* begin DATASET ROWS *

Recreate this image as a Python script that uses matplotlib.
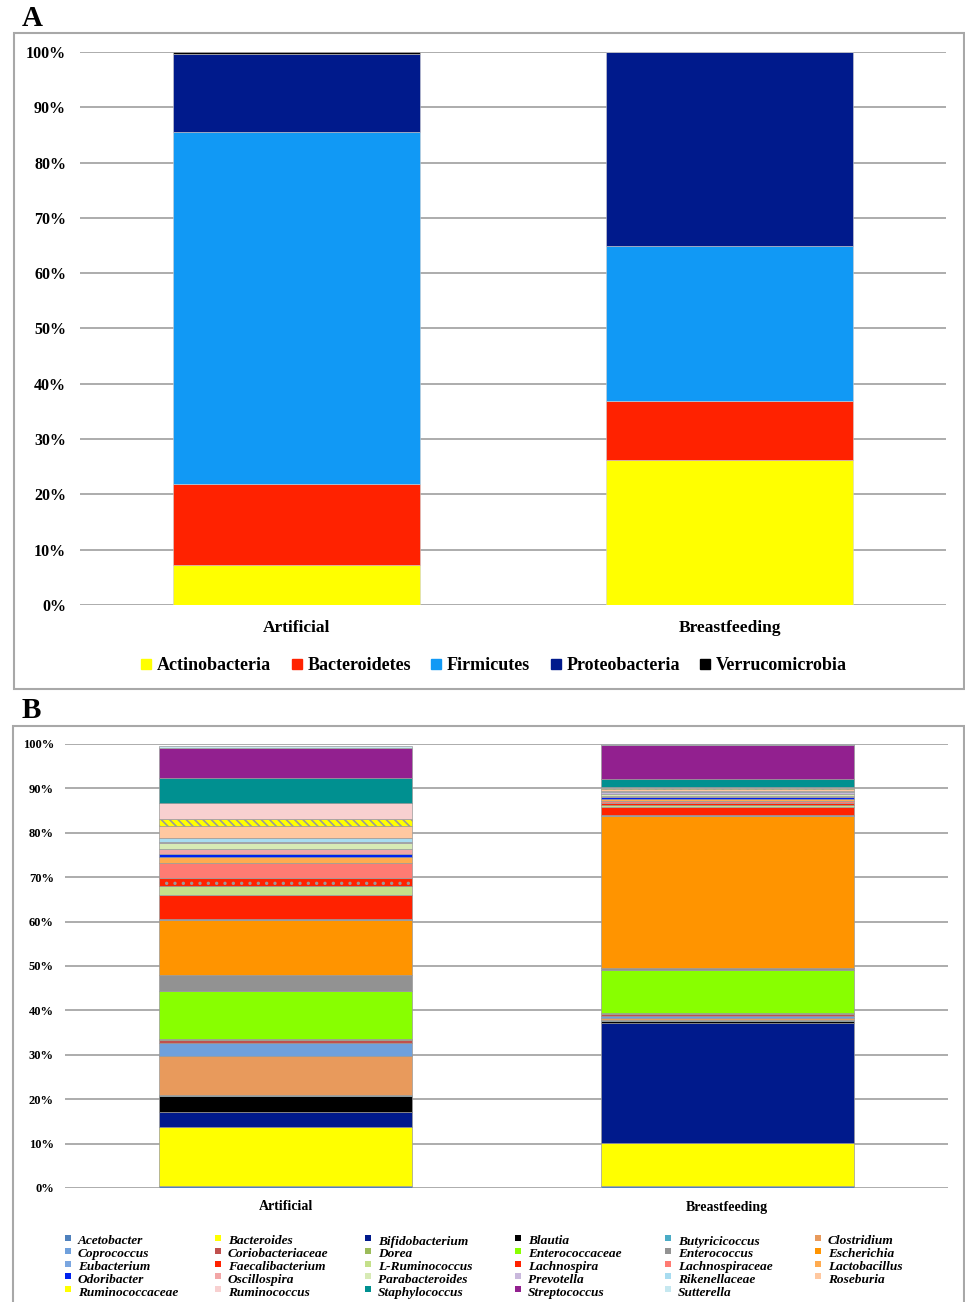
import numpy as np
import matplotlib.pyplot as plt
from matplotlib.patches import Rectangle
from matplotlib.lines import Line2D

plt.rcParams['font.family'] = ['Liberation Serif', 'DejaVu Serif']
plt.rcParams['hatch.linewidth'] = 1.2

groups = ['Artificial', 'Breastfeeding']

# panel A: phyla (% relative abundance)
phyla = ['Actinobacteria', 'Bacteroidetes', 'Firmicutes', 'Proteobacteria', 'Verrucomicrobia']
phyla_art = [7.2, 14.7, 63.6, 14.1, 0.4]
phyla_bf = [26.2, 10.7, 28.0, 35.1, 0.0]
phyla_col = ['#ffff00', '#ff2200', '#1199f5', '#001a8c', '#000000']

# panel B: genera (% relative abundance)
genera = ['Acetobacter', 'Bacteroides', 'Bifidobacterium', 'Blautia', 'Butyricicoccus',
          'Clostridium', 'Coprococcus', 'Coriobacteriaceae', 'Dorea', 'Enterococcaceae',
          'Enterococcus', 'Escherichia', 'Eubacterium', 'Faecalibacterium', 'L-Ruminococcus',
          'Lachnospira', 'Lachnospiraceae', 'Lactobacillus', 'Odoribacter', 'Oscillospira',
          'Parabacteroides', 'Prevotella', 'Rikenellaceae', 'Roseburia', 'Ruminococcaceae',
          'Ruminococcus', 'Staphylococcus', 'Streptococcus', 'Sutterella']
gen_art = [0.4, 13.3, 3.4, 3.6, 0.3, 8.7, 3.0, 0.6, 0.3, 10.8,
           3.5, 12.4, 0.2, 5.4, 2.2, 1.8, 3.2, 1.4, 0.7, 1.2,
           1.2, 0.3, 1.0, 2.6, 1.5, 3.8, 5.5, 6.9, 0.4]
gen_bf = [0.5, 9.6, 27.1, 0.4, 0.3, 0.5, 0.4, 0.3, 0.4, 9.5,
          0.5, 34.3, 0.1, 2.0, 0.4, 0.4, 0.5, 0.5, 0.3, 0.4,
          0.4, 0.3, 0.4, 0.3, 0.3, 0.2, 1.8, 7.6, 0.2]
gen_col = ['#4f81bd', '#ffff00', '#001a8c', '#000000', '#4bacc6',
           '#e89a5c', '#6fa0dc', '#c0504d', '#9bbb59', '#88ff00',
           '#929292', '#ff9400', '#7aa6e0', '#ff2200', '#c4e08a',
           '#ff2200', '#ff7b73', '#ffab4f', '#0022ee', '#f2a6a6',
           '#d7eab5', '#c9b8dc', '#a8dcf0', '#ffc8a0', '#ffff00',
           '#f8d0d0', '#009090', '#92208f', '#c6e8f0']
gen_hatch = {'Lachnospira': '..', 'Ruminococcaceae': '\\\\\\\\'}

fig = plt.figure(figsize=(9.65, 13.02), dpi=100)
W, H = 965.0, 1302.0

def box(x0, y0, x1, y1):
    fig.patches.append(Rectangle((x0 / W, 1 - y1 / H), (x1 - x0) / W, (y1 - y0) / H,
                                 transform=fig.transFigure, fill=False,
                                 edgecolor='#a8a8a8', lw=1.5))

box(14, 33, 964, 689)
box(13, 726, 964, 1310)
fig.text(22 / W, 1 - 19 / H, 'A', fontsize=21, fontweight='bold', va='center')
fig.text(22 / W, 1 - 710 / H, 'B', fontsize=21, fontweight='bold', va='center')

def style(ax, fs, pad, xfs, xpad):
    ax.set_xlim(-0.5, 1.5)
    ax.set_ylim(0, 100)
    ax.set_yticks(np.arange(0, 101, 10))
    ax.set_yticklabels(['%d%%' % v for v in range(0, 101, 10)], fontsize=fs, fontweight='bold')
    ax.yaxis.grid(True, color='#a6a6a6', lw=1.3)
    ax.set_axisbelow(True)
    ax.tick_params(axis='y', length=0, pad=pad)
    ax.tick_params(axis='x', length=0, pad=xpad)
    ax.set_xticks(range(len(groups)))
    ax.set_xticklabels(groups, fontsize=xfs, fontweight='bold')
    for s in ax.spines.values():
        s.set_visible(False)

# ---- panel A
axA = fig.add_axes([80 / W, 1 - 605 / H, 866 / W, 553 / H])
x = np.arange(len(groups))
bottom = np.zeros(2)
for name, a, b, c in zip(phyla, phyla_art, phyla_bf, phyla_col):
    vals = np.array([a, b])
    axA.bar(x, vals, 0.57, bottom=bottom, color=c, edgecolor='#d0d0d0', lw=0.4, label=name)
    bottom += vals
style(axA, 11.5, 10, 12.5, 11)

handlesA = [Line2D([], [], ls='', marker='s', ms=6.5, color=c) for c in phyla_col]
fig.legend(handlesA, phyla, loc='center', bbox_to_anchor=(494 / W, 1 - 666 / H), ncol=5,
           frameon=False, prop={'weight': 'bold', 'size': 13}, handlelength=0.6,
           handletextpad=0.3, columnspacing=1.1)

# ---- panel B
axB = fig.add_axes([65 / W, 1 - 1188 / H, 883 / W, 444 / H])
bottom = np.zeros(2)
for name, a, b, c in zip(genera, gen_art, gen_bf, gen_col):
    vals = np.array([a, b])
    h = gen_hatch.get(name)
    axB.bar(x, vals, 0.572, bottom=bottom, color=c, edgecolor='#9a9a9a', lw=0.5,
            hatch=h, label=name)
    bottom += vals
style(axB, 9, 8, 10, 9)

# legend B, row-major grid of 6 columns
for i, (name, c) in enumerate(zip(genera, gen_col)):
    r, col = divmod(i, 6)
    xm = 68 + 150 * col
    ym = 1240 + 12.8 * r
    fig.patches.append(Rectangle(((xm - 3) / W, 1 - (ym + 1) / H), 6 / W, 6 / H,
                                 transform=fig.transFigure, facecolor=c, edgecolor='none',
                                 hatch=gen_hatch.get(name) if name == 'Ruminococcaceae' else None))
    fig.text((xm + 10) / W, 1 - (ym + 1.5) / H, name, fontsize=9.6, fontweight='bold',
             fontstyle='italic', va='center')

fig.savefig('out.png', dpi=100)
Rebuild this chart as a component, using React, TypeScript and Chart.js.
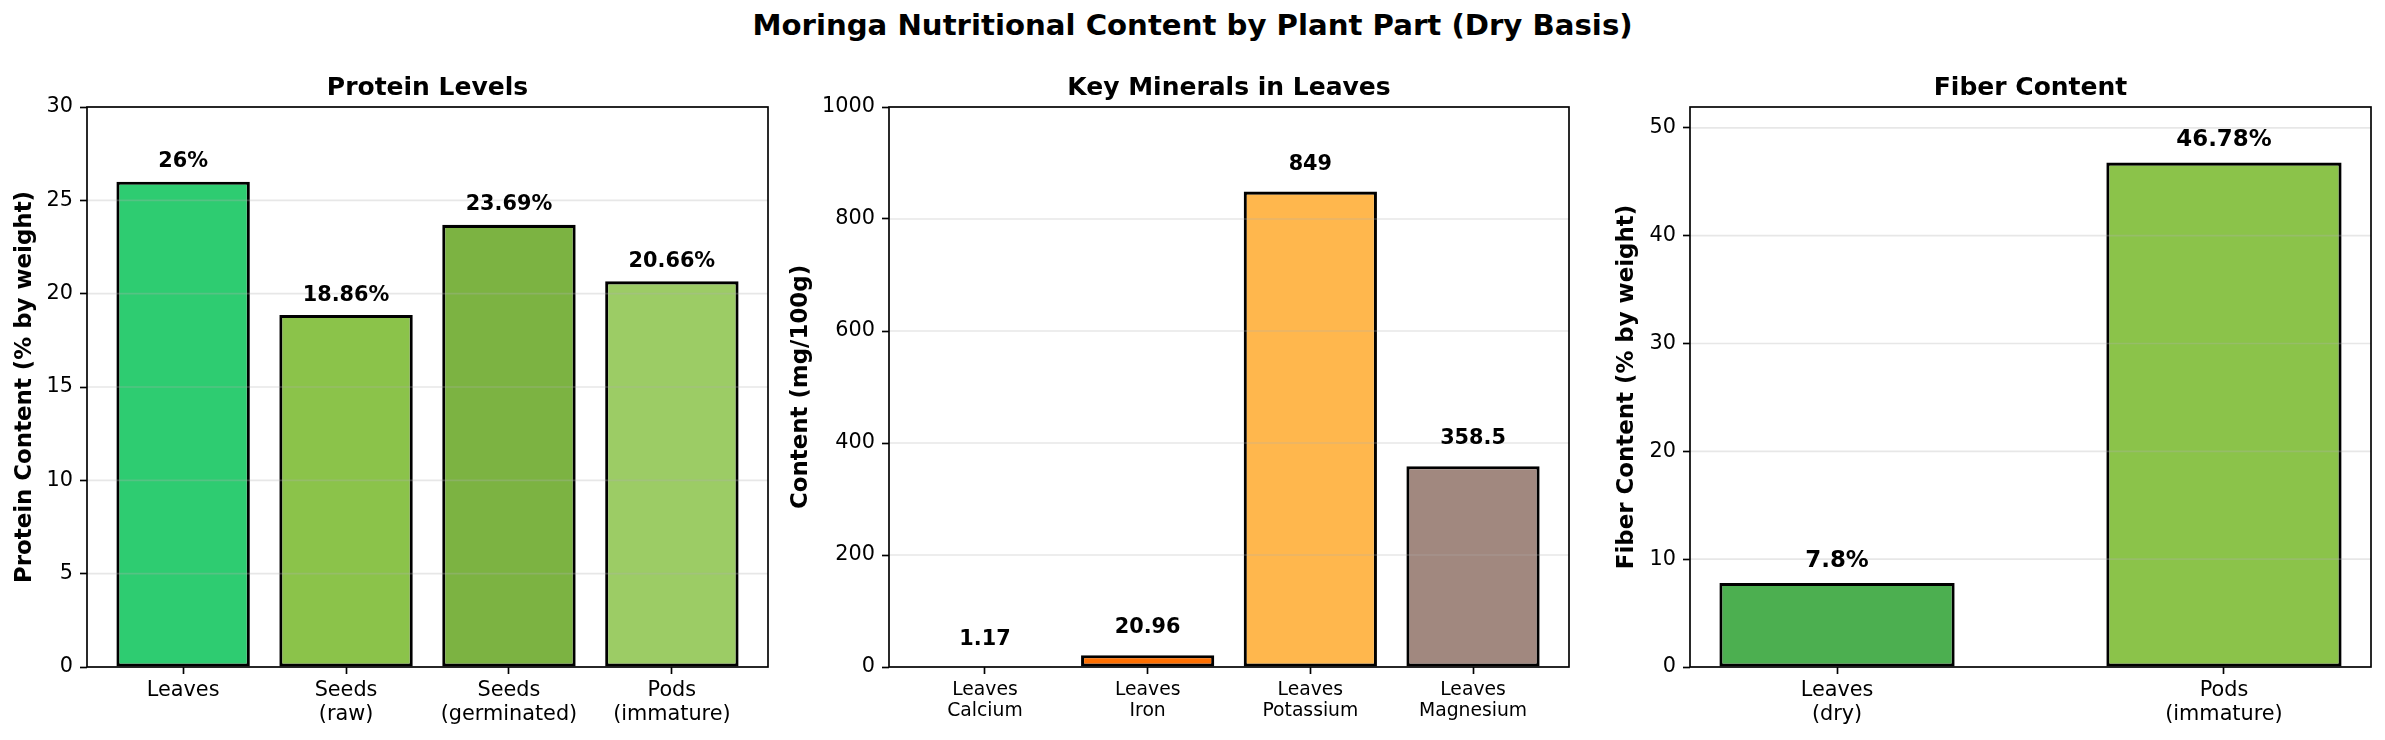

* end DATASET ROWS *

**EXERCISE DETAILS:** Omit the pictures, then repeat exactly each line from the beginning of the listing through the line with "from matplotlib.lines import Line2D".

**WORKED ANSWER:**
Recreate this image as a Python script that uses matplotlib.
import numpy as np
import matplotlib.pyplot as plt
from matplotlib.patches import Rectangle
from matplotlib.lines import Line2D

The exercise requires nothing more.